Lenders will see that you can take on more debt because your utilization ratio is lower. 

Focus on reducing your utilization ratio by paying off your credit card balances and other loans if you are trying to improve your credit score. This will improve your score and is just as important as payment history. 


Length of Credit History 

The third category of a credit score is the length of credit history. This area is 15% of your score.

Length of credit history is how long you’ve had a credit history. This number is an average on all of your accounts. The longer your credit history is, the better your credit score is.

Lenders see a longer length of credit history as more favorable because there is more data on the type of borrower you are. If you are young and your length of credit history is also young, don’t worry because you have time to build this area. 


Credit Mix 

The fourth category of a credit score is credit mix.

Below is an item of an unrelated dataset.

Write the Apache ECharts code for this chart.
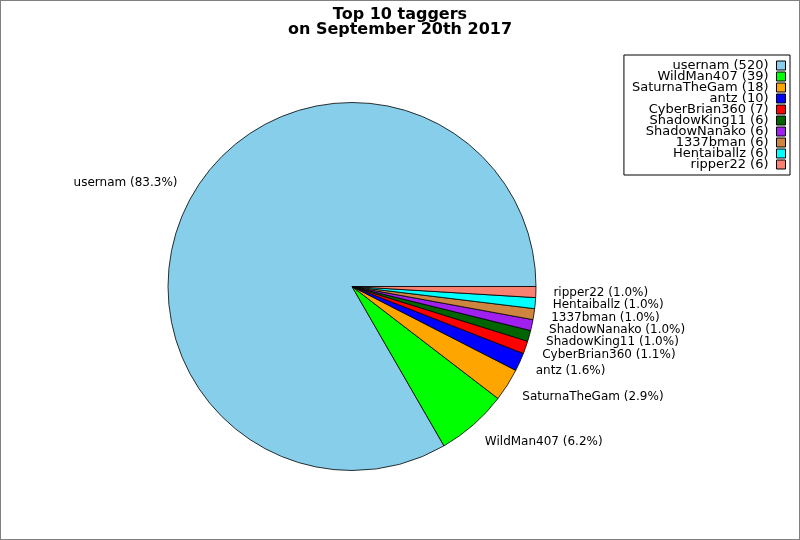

This area is 10% of your score.

Your credit mix is the different types of accounts that you have. This credit mix can be credit cards, installment loans, mortgages, and so on. The more diverse mix you have, the more this category positively impacts your score.

As you go through life, you will slowly get more diverse types of credit. This category is a small percentage and is not one category to fret about too much. Don’t open accounts to get a more diverse mix because this could impact your score negatively. 


New Credit 

The fifth category of a credit score is new credit. This area is also 10% of your score.

While the last three categories have smaller percentages, they add up to 35% of your credit score, which can improve your credit score if you focus on these categories along with the first two. 

Whenever you take out a new line of credit, your credit score will take a small hit.

If you are opening up new accounts in a short amount of time, then your score will be negatively impacted. Every time you apply for a loan, your credit report is run, also known as a hard inquiry.

Hard inquiries stay on your credit report for two years. While 10% is not a huge percentage, this area can help you go from a good to a great score. Limit how many lines of credit you are applying for and only apply if you need to. 



Takeaway on Credit Scores

Credit scores are calculated in five categories that are weighed differently.

Each area is an important part of your score. There are actions you can take in each category to help improve your score.